HEARTLAND FLOOD: Fish are crossing the street in Percival Iowa

PERCIVAL, Iowa (WOWT) -- Friday’s heavy rain added to the wet and turbulent miseries of Percival, Iowa.

The town’s frustration level rivals its water level as the residents say they’ve had enough of the water coming and going since the initial flood. They want answers.

They say water levels are the worst they've seen in weeks. Most people have fled town waiting for the flooding to recede – again.

They say that for a while things were looking good. They were returning to their homes to start the cleanup. But that all changed over the past few weeks.

The county's Emergency Response Team says work being done by a railway company is making things more difficult. The BNSF is closing off breaches along the railway, blocking the floodwater’s escape route.

The county says the rail company has made some effort to get the water moving but it's not enough.

Fremont County Supervisor Dustin Sheldon said, “They put the flumes in, which doesn't allow as much water to go, which in turn started pushing more water back through the town of Percival. We been in contact with them trying to get them to alleviate the problem but haven't had any success doing that."

In a statement, BNSF said, "Based on our surveys we believe the water surface elevation in Percival is not affected by the railroad."

The company points to other factors including levee breaches.

To give you a sense of just how high and how fast this water has risen, if you stand along the main drag into town long enough you'll eventually see fish crossing the road.

Charlie Bohlan owns an old gas station that’s been out of service for years.

“I've got things in there up on blocks, what's left in there, to keep dry,” he said. “But I guess it's just persistence - coming back. Because this is where I've grown up."

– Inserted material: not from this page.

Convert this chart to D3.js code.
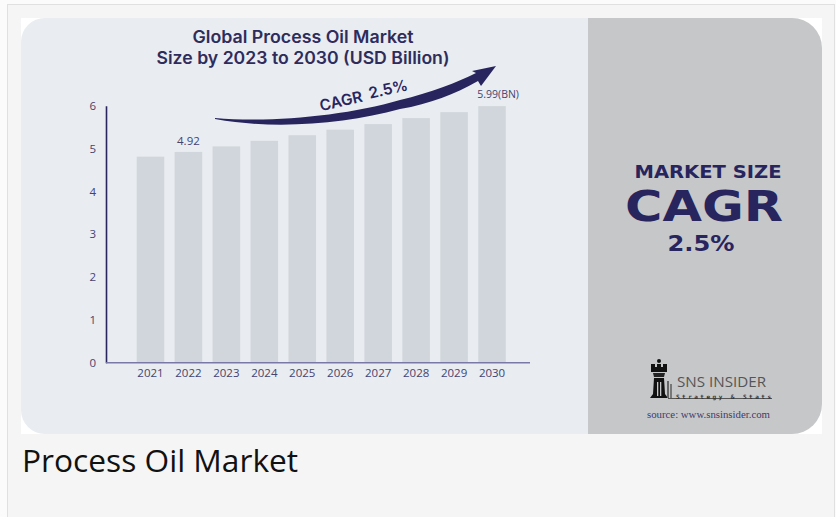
<!DOCTYPE html>
<html>
<head>
<meta charset="utf-8">
<script src="https://cdn.jsdelivr.net/npm/d3@7"></script>
<style>
  body { margin: 0; background: #fff; }
  svg { display: block; }
</style>
</head>
<body>
<svg width="836" height="517"></svg>
<script>
// chart data
const years = ["2021", "2022", "2023", "2024", "2025", "2026", "2027", "2028", "2029", "2030"];
const values = [4.81, 4.92, 5.05, 5.18, 5.31, 5.44, 5.57, 5.71, 5.85, 5.99];
const yTicks = [0, 1, 2, 3, 4, 5, 6];
const valueLabels = { "2022": "4.92", "2030": "5.99(BN)" };
const titleLines = ["Global Process Oil Market", "Size by 2023 to 2030 (USD Billion)"];
const titleWidths = [221, 293];
const cagrText = "2.5%";

const navy = "#27245e";
const tickColor = "#45436f";

const svg = d3.select("svg");

// page frame
svg.append("rect").attr("x", 0).attr("y", 0).attr("width", 836).attr("height", 517).attr("fill", "#fbfbfb");
svg.append("rect")
  .attr("x", 7.5).attr("y", 4.5).attr("width", 827).attr("height", 530)
  .attr("fill", "#f5f5f5").attr("stroke", "#e0e0e0");

// image card
const L = 21, R = 822, T = 18, B = 434, split = 588;
svg.append("rect").attr("x", L).attr("y", T).attr("width", R - L).attr("height", B - T).attr("fill", "#fff");

function leftPanel(r) {
  const p = d3.path();
  p.moveTo(L + r, T);
  p.lineTo(split, T);
  p.lineTo(split, B);
  p.lineTo(L + r, B);
  p.arcTo(L, B, L, B - r, r);
  p.lineTo(L, T + r);
  p.arcTo(L, T, L + r, T, r);
  p.closePath();
  return p.toString();
}
function rightPanel(r) {
  const p = d3.path();
  p.moveTo(split, T);
  p.lineTo(R - r, T);
  p.arcTo(R, T, R, T + r, r);
  p.lineTo(R, B - r);
  p.arcTo(R, B, R - r, B, r);
  p.lineTo(split, B);
  p.closePath();
  return p.toString();
}
svg.append("path").attr("d", leftPanel(24)).attr("fill", "#e9ecf0");
svg.append("path").attr("d", rightPanel(30)).attr("fill", "#c6c7c9");

// scales
const x = d3.scaleBand().domain(years).range([136.7, 505.8]).paddingInner(0.275).paddingOuter(0);
const y = d3.scaleLinear().domain([0, 6]).range([362.7, 105.7]);

// bars
svg.append("g").selectAll("rect")
  .data(years)
  .join("rect")
  .attr("x", d => x(d))
  .attr("y", (d, i) => y(values[i]))
  .attr("width", x.bandwidth())
  .attr("height", (d, i) => y(0) - y(values[i]))
  .attr("fill", "#d0d6dc");

// axes
const yAxis = svg.append("g").attr("transform", "translate(106,0)")
  .call(d3.axisLeft(y).tickValues(yTicks).tickFormat(d3.format("d")).tickSize(0).tickPadding(10));
yAxis.select(".domain").attr("stroke", navy).attr("stroke-width", 1.6);
yAxis.selectAll("text").attr("fill", tickColor).attr("font-family", "Open Sans").attr("font-size", 11.5);

const xAxis = svg.append("g").attr("transform", `translate(0,${y(0)})`)
  .call(d3.axisBottom(x).tickSize(0).tickPadding(6));
xAxis.select(".domain").attr("d", `M106,0H530`).attr("stroke", "#7a78a6").attr("stroke-width", 1.6);
xAxis.selectAll("text").attr("fill", tickColor).attr("font-family", "Open Sans").attr("font-size", 11.5);

// value labels
svg.append("text")
  .attr("x", x("2022") + x.bandwidth() / 2).attr("y", y(values[1]) - 7)
  .attr("text-anchor", "middle").attr("font-family", "Open Sans").attr("font-size", 11.5)
  .attr("fill", tickColor).text(valueLabels["2022"]);
svg.append("text")
  .attr("x", x("2030") - 1).attr("y", y(values[9]) - 8)
  .attr("font-family", "Open Sans").attr("font-size", 10.5)
  .attr("fill", tickColor).text(valueLabels["2030"]);

// title
svg.append("g").selectAll("text")
  .data(titleLines)
  .join("text")
  .attr("x", 303).attr("y", (d, i) => 43 + i * 20.5)
  .attr("text-anchor", "middle")
  .attr("font-family", "Inter").attr("font-weight", 600).attr("font-size", 17)
  .attr("textLength", (d, i) => titleWidths[i]).attr("lengthAdjust", "spacingAndGlyphs")
  .attr("fill", "#2e2c5c")
  .text(d => d);

// CAGR swoosh
const swoosh = "M215,118 C270,123 345,116 400,100 C430,93 458,82 476,73 L472,71 L496,66 L481,86 L478,81 " +
  "C455,94 430,104 400,109 C345,124 275,130 215,119 Z";
svg.append("path").attr("d", swoosh).attr("fill", navy);

const cg = svg.append("text")
  .attr("transform", "translate(365,101) rotate(-13)")
  .attr("text-anchor", "middle")
  .attr("font-family", "Inter").attr("font-weight", 600).attr("font-size", 15.5)
  .attr("fill", navy);
cg.append("tspan").text("CAGR");
cg.append("tspan").attr("dx", 7).attr("dy", -1).text(cagrText);

// right panel text
const cx = 705;
svg.append("text").attr("x", cx + 3).attr("y", 178)
  .attr("text-anchor", "middle").attr("font-family", "DejaVu Sans").attr("font-weight", 700)
  .attr("font-size", 17).attr("textLength", 147).attr("lengthAdjust", "spacingAndGlyphs")
  .attr("fill", navy).text("MARKET SIZE");
svg.append("text").attr("x", cx - 1).attr("y", 221)
  .attr("text-anchor", "middle").attr("font-family", "DejaVu Sans").attr("font-weight", 700)
  .attr("font-size", 43).attr("textLength", 158).attr("lengthAdjust", "spacingAndGlyphs")
  .attr("fill", navy).text("CAGR");
svg.append("text").attr("x", cx - 4).attr("y", 251)
  .attr("text-anchor", "middle").attr("font-family", "DejaVu Sans").attr("font-weight", 700)
  .attr("font-size", 22).attr("textLength", 67).attr("lengthAdjust", "spacingAndGlyphs")
  .attr("fill", navy).text(cagrText);

// logo
const logo = svg.append("g").attr("fill", "#111");
logo.append("circle").attr("cx", 659).attr("cy", 361).attr("r", 2);
logo.append("path").attr("d", "M651,364 L655,364 L655,367 L657,367 L657,364 L661,364 L661,367 L663,367 L663,364 L667,364 L667,372 L651,372 Z");
logo.append("path").attr("d", "M653,373 L665,373 L664,377 L654,377 Z").attr("fill", "#222");
logo.append("path").attr("d", "M654,378 L664,378 L665,394 L668,398 L650,398 L653,394 Z");
logo.append("rect").attr("x", 657).attr("y", 382).attr("width", 1.3).attr("height", 14).attr("fill", "#c6c7c9");
logo.append("rect").attr("x", 660).attr("y", 382).attr("width", 1.3).attr("height", 14).attr("fill", "#c6c7c9");
logo.append("rect").attr("x", 667).attr("y", 381).attr("width", 2).attr("height", 17).attr("fill", "#666");
logo.append("rect").attr("x", 670).attr("y", 384).attr("width", 2).attr("height", 14).attr("fill", "#777");
logo.append("rect").attr("x", 668).attr("y", 398).attr("width", 104).attr("height", 1).attr("fill", "#555");

svg.append("text").attr("x", 677).attr("y", 387)
  .attr("font-family", "Open Sans").attr("font-size", 15).attr("textLength", 89).attr("lengthAdjust", "spacingAndGlyphs")
  .attr("fill", "#555").text("SNS INSIDER");
svg.append("text").attr("x", 676).attr("y", 398.5)
  .attr("font-family", "DejaVu Sans Mono").attr("font-weight", 700).attr("font-size", 6).attr("textLength", 95)
  .attr("fill", "#333").text("Strategy & Stats");
svg.append("text").attr("x", 647).attr("y", 418)
  .attr("font-family", "Liberation Serif").attr("font-size", 10).attr("textLength", 123).attr("lengthAdjust", "spacingAndGlyphs")
  .attr("fill", "#3d3b6b").text("source: www.snsinsider.com");

// caption
svg.append("text").attr("x", 22).attr("y", 472)
  .attr("font-family", "Open Sans").attr("font-size", 31.7)
  .attr("fill", "#111").text("Process Oil Market");
</script>
</body>
</html>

Bohlan said the waters have been rising and receding since the initial flood. “It’s frustrating. This is the sixth time it's in the station."

We spoke with one woman Friday who was on her way out to the grocery store. She said she was not sure if she’d be able to get to her home when she returned.

Debbie Vanderbeek said, “This is the worst it's been since March. They can't seem to get this flooding to stop. They think it's the railroad and all these houses down here are going to be ruined."

Charlie said he's seen enough flooding for one lifetime.

“My wife and I are going to move this time. We'll keep the building because this is my shop - a touch of home - to stay in the community."

BNSF says they have added dozens of culverts in Percival that are providing more drainage than prior to the flooding.

BNSF statement:

Flood waters continue to escape the Missouri River through significant levee breaches north of Percival, Iowa, and west of the I-29. BNSF Railway agrees with an Iowa DOT plan designed to limit water from reaching communities east of I 29, including Percival. State officials requested BNSF support and the railroad is prepared to assist with the state’s proactive plan.

As the region recovers from flooding and we restore our railroad, we work to minimize our impact on the communities of Iowa. Based on our surveys, we believe the water surface elevation in Percival is not affected by the railroad which runs north-south in that area, but instead by a combination of factors, including the levee breaches, the east-west roadways, and obstructions downstream that prevent the water from draining further south. BNSF has added 30 culverts north of 200th Street in Percival, which are providing significantly more drainage than prior to the flooding.